**Written task**
Your answer should be a single number: the count of lines containing the string "document".

**Given information**
§ §

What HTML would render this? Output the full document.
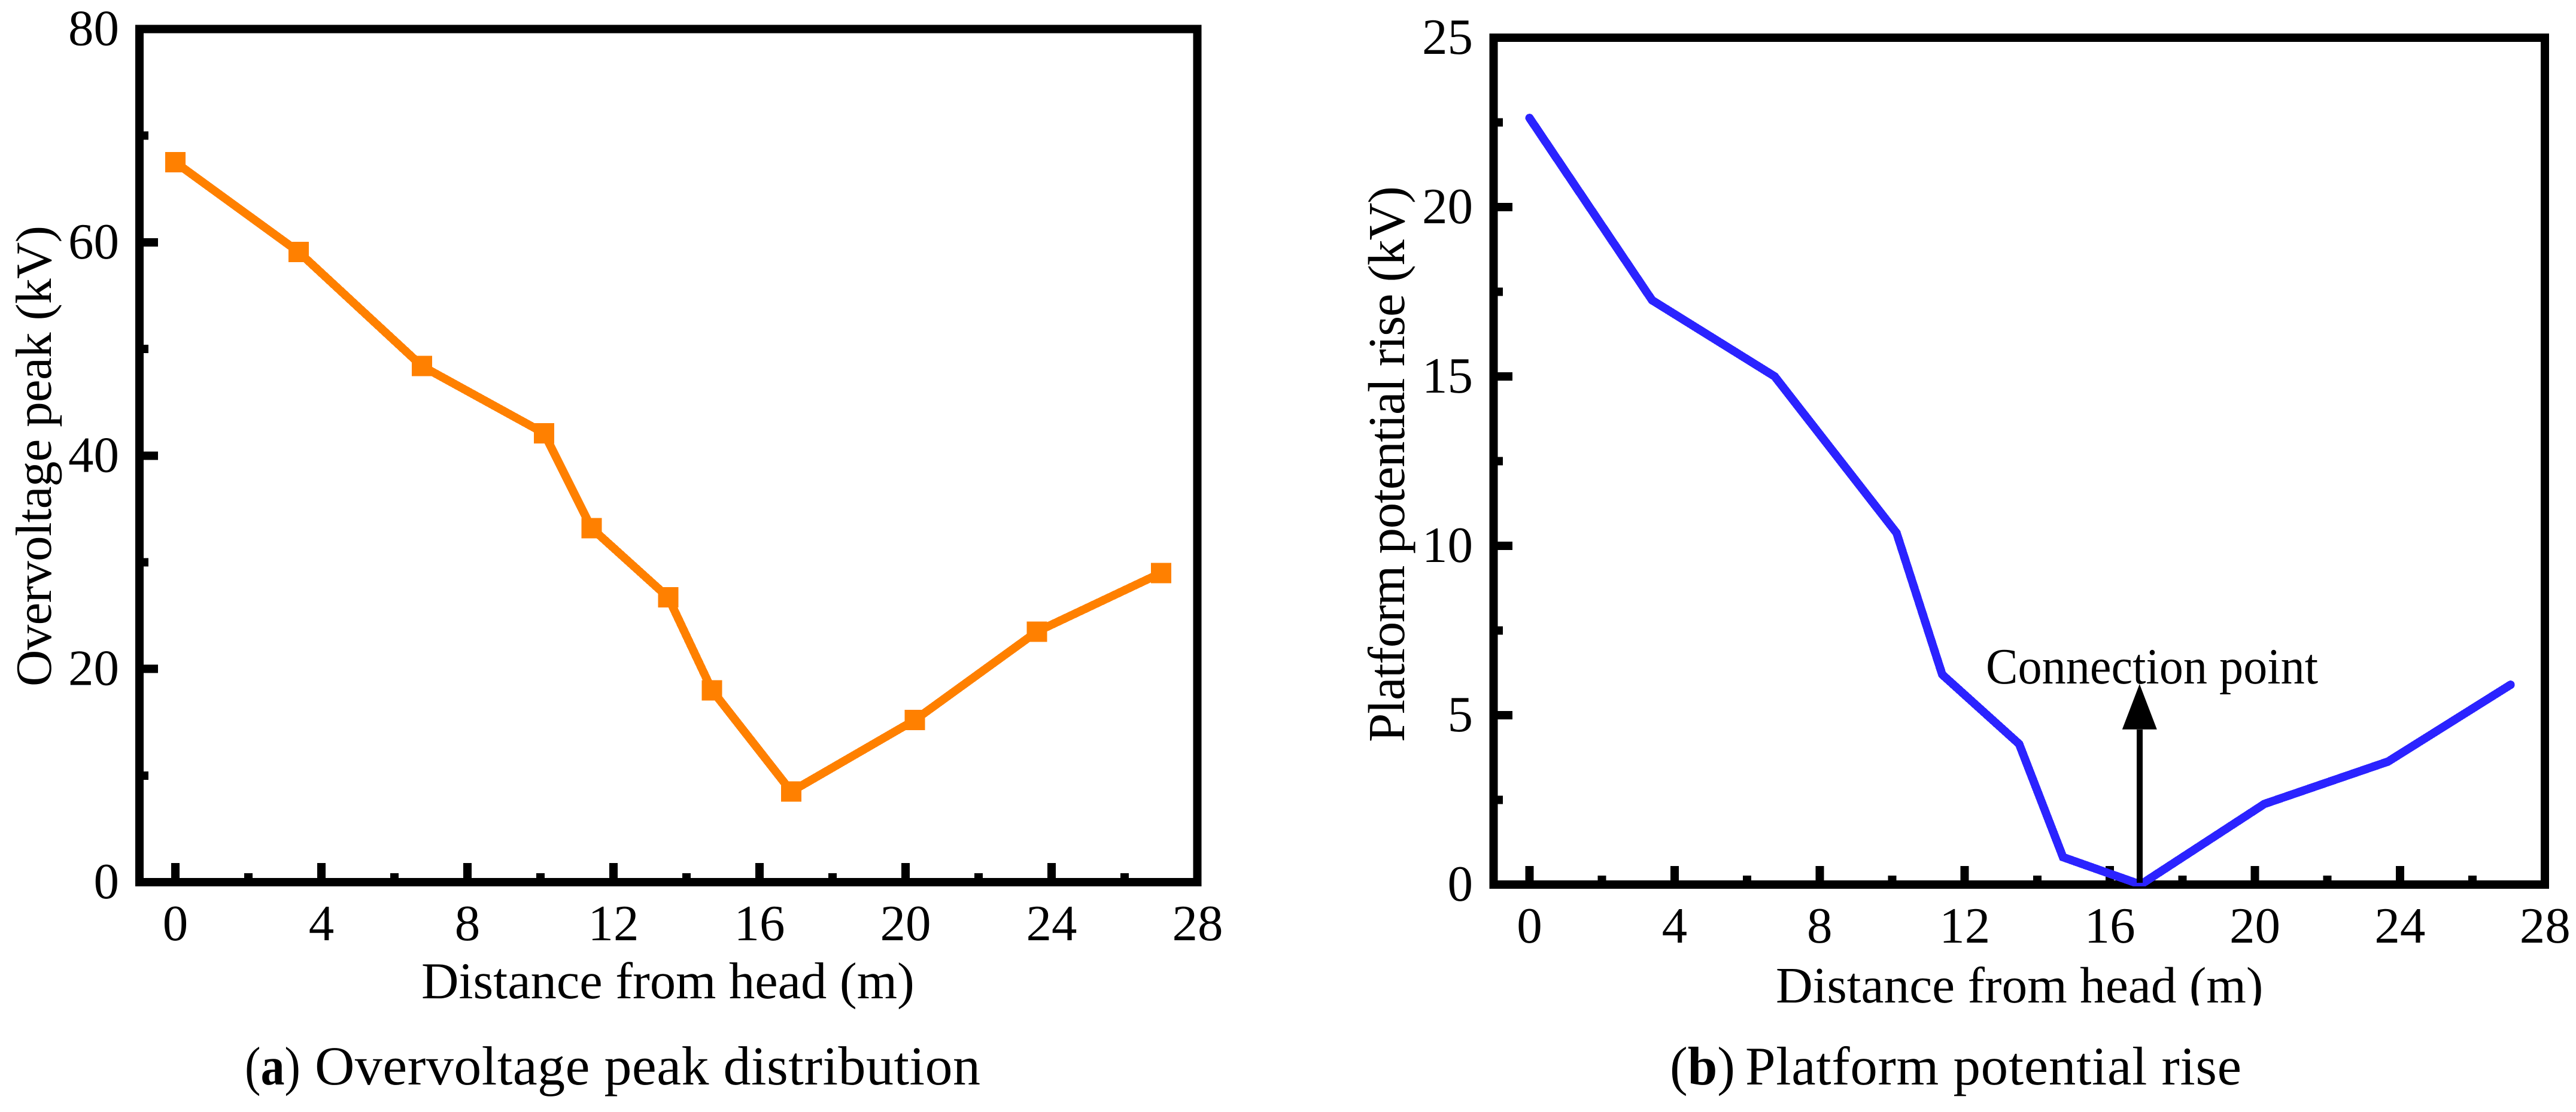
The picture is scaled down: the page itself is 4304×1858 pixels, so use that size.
<!DOCTYPE html>
<html lang="en">
<head>
<meta charset="utf-8">
<title>Overvoltage peak distribution and platform potential rise</title>
<style>
html,body{margin:0;padding:0;background:#fff;width:4304px;height:1858px;overflow:hidden}
svg{display:block}
text{font-family:"Liberation Serif","Times New Roman",serif;fill:#000;text-rendering:geometricPrecision}
.shape{shape-rendering:crispEdges}
</style>
</head>
<body>
<svg id="figure" xmlns="http://www.w3.org/2000/svg" width="4304" height="1858" viewBox="0 0 4304 1858">
  <defs>
    <clipPath id="clip-blue"><rect x="0" y="0" width="4304" height="1481"/></clipPath>
    <clipPath id="clip-title-b"><rect x="2900" y="1600" width="1000" height="80"/></clipPath>
  </defs>
  <rect x="0" y="0" width="4304" height="1858" fill="#fff"/>
  <g id="panel-a"></g>
  <g id="panel-b"></g>

  <text x="704" y="1668" font-size="86.5">Distance from head (m)</text>
  <text transform="translate(85,1147) rotate(-90)" font-size="85" textLength="770" lengthAdjust="spacing">Overvoltage peak (kV)</text>
  <text x="409" y="1812" font-size="91" textLength="93" lengthAdjust="spacingAndGlyphs">(<tspan font-weight="bold">a</tspan>)</text>
  <text x="526" y="1812" font-size="92" textLength="1112" lengthAdjust="spacing">Overvoltage peak distribution</text>

  <g clip-path="url(#clip-title-b)">
    <text x="2967" y="1675" font-size="85.5">Distance from head (m)</text>
  </g>
  <text transform="translate(2346,1240) rotate(-90)" font-size="87" textLength="929" lengthAdjust="spacing">Platform potential rise (kV)</text>
  <text x="2790" y="1812" font-size="91" textLength="109" lengthAdjust="spacingAndGlyphs">(<tspan font-weight="bold">b</tspan>)</text>
  <text x="2916" y="1812" font-size="91" textLength="829" lengthAdjust="spacing">Platform potential rise</text>
  <text x="3318" y="1142" font-size="85" textLength="555" lengthAdjust="spacingAndGlyphs">Connection point</text>
</svg>
<script>
// Panel (a) data
const distanceA = [0, 3.375, 6.75, 10.1, 11.4, 13.5, 14.7, 16.87, 20.25, 23.6, 27];
const overvoltagePeak = [67.5, 59.1, 48.4, 42.1, 33.2, 26.7, 18.0, 8.5, 15.2, 23.5, 29.0];
const yTicksA = [0, 20, 40, 60, 80];
const yMinorTicksA = [10, 30, 50, 70];

// Panel (b) data
const distanceB = [0, 3.38, 6.76, 10.12, 11.38, 13.5, 14.71, 16.85, 20.26, 23.67, 27.05];
const potentialRise = [22.63, 17.25, 15.0, 10.38, 6.2, 4.15, 0.81, 0, 2.38, 3.63, 5.9];
const yTicksB = [0, 5, 10, 15, 20, 25];
const yMinorTicksB = [2.5, 7.5, 12.5, 17.5, 22.5];
const connectionDistance = 16.82;
const connectionArrowTipValue = 5.92;
const connectionArrowBaseValue = 4.58;
const connectionArrowFootValue = 0.05;

// Shared x axis
const xTicks = [0, 4, 8, 12, 16, 20, 24, 28];
const xMinorTicks = [2, 6, 10, 14, 18, 22, 26];

const SVG_NS = 'http://www.w3.org/2000/svg';
const panelA = document.getElementById('panel-a');
const panelB = document.getElementById('panel-b');

function xScaleA(v) { return 293 + 61 * v; }
function yScaleA(v) { return 1474 - (1425.5 / 80) * v; }
function xScaleB(v) { return 2555.5 + 60.6 * v; }
function yScaleB(v) { return 1478 - (1415 / 25) * v; }

function make(tag, parent, attrs) {
  const el = document.createElementNS(SVG_NS, tag);
  for (const k in attrs) el.setAttribute(k, attrs[k]);
  parent.appendChild(el);
  return el;
}

function drawAxes(parent, cfg) {
  const frame = make('rect', parent, {
    class: 'shape', x: cfg.left, y: cfg.top, width: cfg.right - cfg.left, height: cfg.bottom - cfg.top,
    fill: 'none', stroke: '#000', 'stroke-width': 14
  });
  
  

  xTicks.forEach(function (t) {
    const px = cfg.x(t);
    if (t < 28) {
      const tick = make('rect', parent, { class: 'shape', x: px - 7, y: cfg.xMajorTop, width: 14, height: cfg.bottom - cfg.xMajorTop, fill: '#000' });
      
      
    }
    const label = make('text', parent, { x: px, y: cfg.xLabelBase, 'font-size': 85, 'text-anchor': 'middle' });
    label.textContent = t;
    
    
  });

  xMinorTicks.forEach(function (t) {
    const px = cfg.x(t);
    const tick = make('rect', parent, { class: 'shape', x: px - 7, y: cfg.xMinorTop, width: 14, height: cfg.bottom - cfg.xMinorTop, fill: '#000' });
    
    
  });

  cfg.yTicks.forEach(function (t) {
    const py = cfg.y(t);
    if (t !== cfg.yTicks[0] && t !== cfg.yTicks[cfg.yTicks.length - 1]) {
      const tick = make('rect', parent, { class: 'shape', x: cfg.left, y: py - 7, width: cfg.yMajorRight - cfg.left, height: 14, fill: '#000' });
      
      
    }
    const label = make('text', parent, { x: cfg.yLabelRight, y: py + 27, 'font-size': 85, 'text-anchor': 'end' });
    label.textContent = t;
    
    
  });

  cfg.yMinor.forEach(function (t) {
    const py = cfg.y(t);
    const tick = make('rect', parent, { class: 'shape', x: cfg.left, y: py - 7, width: cfg.yMinorRight - cfg.left, height: 14, fill: '#000' });
    
    
  });
}

function polyPoints(xs, ys, xf, yf) {
  return xs.map(function (v, i) { return xf(v).toFixed(1) + ',' + yf(ys[i]).toFixed(1); }).join(' ');
}

// Panel (a)
drawAxes(panelA, {
  left: 233, right: 2000.5, top: 48.5, bottom: 1474,
  x: xScaleA, y: yScaleA, yTicks: yTicksA, yMinor: yMinorTicksA,
  xMajorTop: 1442, xMinorTop: 1459, xLabelBase: 1571,
  yMajorRight: 264, yMinorRight: 248, yLabelRight: 199
});
const lineA = make('polyline', panelA, {
  class: 'shape', points: polyPoints(distanceA, overvoltagePeak, xScaleA, yScaleA),
  fill: 'none', stroke: '#ff8000', 'stroke-width': 14, 'stroke-linejoin': 'miter'
});


distanceA.forEach(function (d, i) {
  const m = make('rect', panelA, {
    class: 'shape', x: xScaleA(d) - 17, y: yScaleA(overvoltagePeak[i]) - 17, width: 34, height: 34, fill: '#ff8000'
  });
  
  
});

// Panel (b)
drawAxes(panelB, {
  left: 2495.5, right: 4252, top: 63, bottom: 1478,
  x: xScaleB, y: yScaleB, yTicks: yTicksB, yMinor: yMinorTicksB,
  xMajorTop: 1447, xMinorTop: 1463, xLabelBase: 1575,
  yMajorRight: 2527, yMinorRight: 2511, yLabelRight: 2461
});
const lineB = make('polyline', panelB, {
  class: 'shape', points: polyPoints(distanceB, potentialRise, xScaleB, yScaleB),
  fill: 'none', stroke: '#2b23ff', 'stroke-width': 14, 'stroke-linejoin': 'miter', 'stroke-linecap': 'round',
  'clip-path': 'url(#clip-blue)'
});



// Connection-point arrow
const arrowX = xScaleB(connectionDistance);
const arrowShaft = make('rect', panelB, {
  class: 'shape', x: arrowX - 5, y: yScaleB(connectionArrowBaseValue), width: 10,
  height: yScaleB(connectionArrowFootValue) - yScaleB(connectionArrowBaseValue), fill: '#000'
});


const arrowHead = make('polygon', panelB, {
  points: arrowX + ',' + yScaleB(connectionArrowTipValue) + ' ' +
          (arrowX - 29) + ',' + yScaleB(connectionArrowBaseValue) + ' ' +
          (arrowX + 29) + ',' + yScaleB(connectionArrowBaseValue),
  fill: '#000'
});


</script>
</body>
</html>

§ §

**Reply to the task**
4